Your brain likes certainty, especially when you feel stressed. A single explanation can feel safer than sitting with ambiguity, even if that explanation hurts.

That is why a rigid thought can feel convincing. It gives the mind something solid to hold onto. The problem is that certainty is not always accuracy.

When pressure rises, your brain may stop looking for nuance. It may ignore context, dismiss other possibilities, and treat one interpretation as the whole truth. This is not because you are irrational. It is because stress makes flexibility harder to access.

One Additional Possibility Is Enough

Do not try to force yourself into positivity. That usually feels fake because your brain does not believe it.

Instead, create one additional possibility.

When your mind locks onto a thought, ask: what is one other explanation that could also be true?

Not the happiest explanation. Not the perfect one. Just another possible one.

Maybe they are not upset, they are distracted. Maybe you did not fail, you are in the messy middle. Maybe the situation is uncomfortable, but not dangerous. One additional possibility gives the mind more space, and that space can lower the intensity of the feeling.

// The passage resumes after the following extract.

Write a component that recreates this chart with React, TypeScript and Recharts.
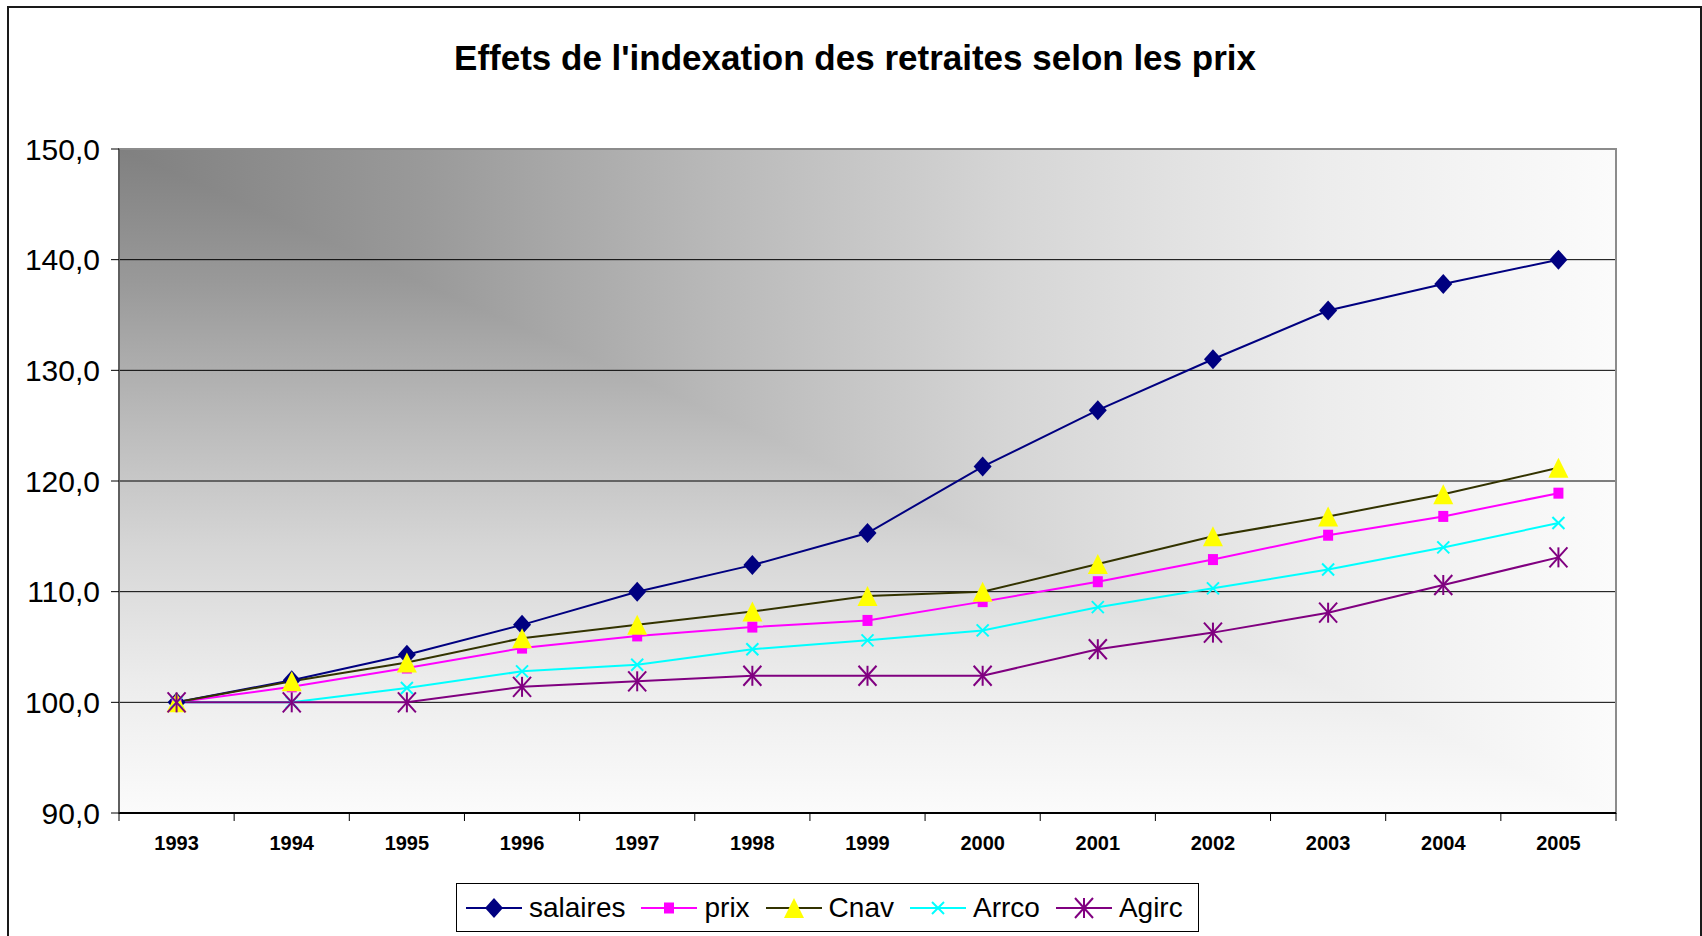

You are not trying to deny what you feel. You are giving your nervous system more than one story to respond to.

Mindful Reminder

A feeling can become easier to carry when your mind stops treating one interpretation as the only truth.

“These findings suggest that cognitive flexibility serves as a crucial psychological mechanism through which emotion regulation strategies impact mental health.”

Changwei Gu et al., Frontiers In Psychology

Something to ask yourself today:

What is one other explanation — not the best one, just another possible one — for the situation your mind keeps returning to?